OPTIMISM in the Church about the increase of female ordinands is “misleading” and fails to take the issue of gender balance in the clergy seriously, a new report from Women and the Church (WATCH) concludes.
The campaigning group has analysed the Ministry Statistics 2018 report from the C of E’s research and statistics division (News, 18 October 2019). The reported increase in female clerics in 2018 and the fact that more women than men began training for ordained ministry that year was welcome news, the group says, “but the press release only tells some of the story, and omits crucial information to the point of being misleading.”
WATCH says that 41 per cent of ordinands under the age of 40 in 2018 were women; 38 per cent under the age of 30 in 2018 were women; and, in 2019, according to an answer to a question in the General Synod last month, 40 per cent of ordinands under the age of 40 were women.
Therefore, WATCH argues in its report, “The proportion of women and men in licensed ordained ministry will be very slow to reach a gender balance, if it does so at all.” This is because younger trainees will presumably serve for longer than older ones and therefore the gender imbalance of long-serving clergy will favour men for several decades.
The report states: “The continuing gender imbalance is not being taken seriously enough even to merit comment, and therefore, is not being investigated effectively. . . One projection [from the Church of England] assumes that ‘the age distribution of female clergy ordained will match that of male clergy’ with no evidence or strategy for achieving this target.
“The report itself says, when discussing projections of future clergy numbers: ‘If the gender pattern remains the same, then in ten years’ time 64 per cent of clergy will be male and 36 per cent female.’ Such a statement, with no strategy to reduce the gender gap during these ten years, is shocking, and would be challenged in most other professions, including vocational ones such as medicine.”

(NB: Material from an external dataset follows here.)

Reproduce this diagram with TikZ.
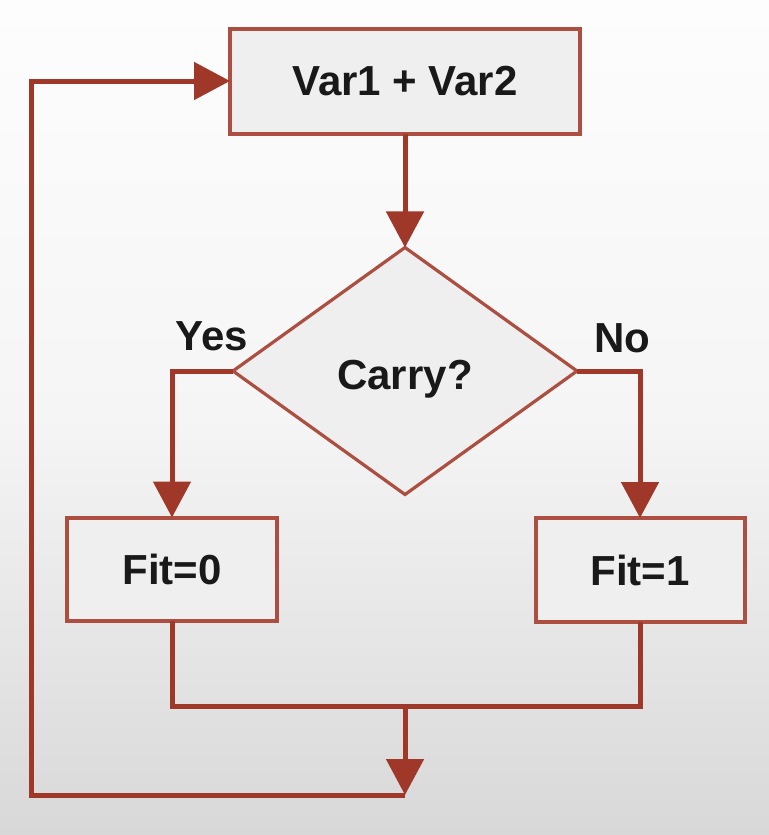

The age and gender of ordinands also affected their ordination pathway: full-time residential, full-time non-residential, and part-time non-residential.
Most male ordinands (64 per cent) took up full-time training, two-thirds of whom were residential, compared with 49 per cent of full-time female ordinands, just more than half of whom were residential.
Therefore, WATCH states, because dioceses offered larger, more flexible grant options to younger ordinands, women ordinands — 60 per cent of whom were aged 40 or over — were less likely to be offered the option of full-time or residential training. The Ministry Division should be able to say how much is spent on training women and on training men, the report says.
It asserts: “While it is important that an ordinand and DDO [diocesan director of ordinands] discern the best mode of training for each individual, which might well be part-time, at the moment, gender is clearly a very significant difference in how future clergy are trained, and the impact of this should be investigated much more thoroughly than it is at the moment.”
Theories about why the number of young female ordinands is lower than the number of men should also be investigated, it says. “One possible reason . . . is that the Church is seen as an institution which undervalues women, is misogynistic and has embedded discrimination against women in its structures, as well as in its culture.”
This includes a lack of clarity surrounding maternity leave, shared incumbencies, or part-time stipendiary parish posts, and a lack of role models.
“This does not seem to be an issue that is being monitored by Ministry Division. Another question [put to the General Synod] asked how much was spent on training women, and how much on men. The answer was that the information could not be provided.”
The head of vocations for the Church of England, the Revd Helen Fraser, said: “The overall rise in the number of women starting training is very welcome indeed, but it is vital that more young women consider the possibility of ordained ministry.
“We have seen some progress towards this, with the number of young women (under 32 years old) starting training for ordained ministry rising by 44 per cent since 2016. But we acknowledge that more needs to be done, and we are working towards this goal.”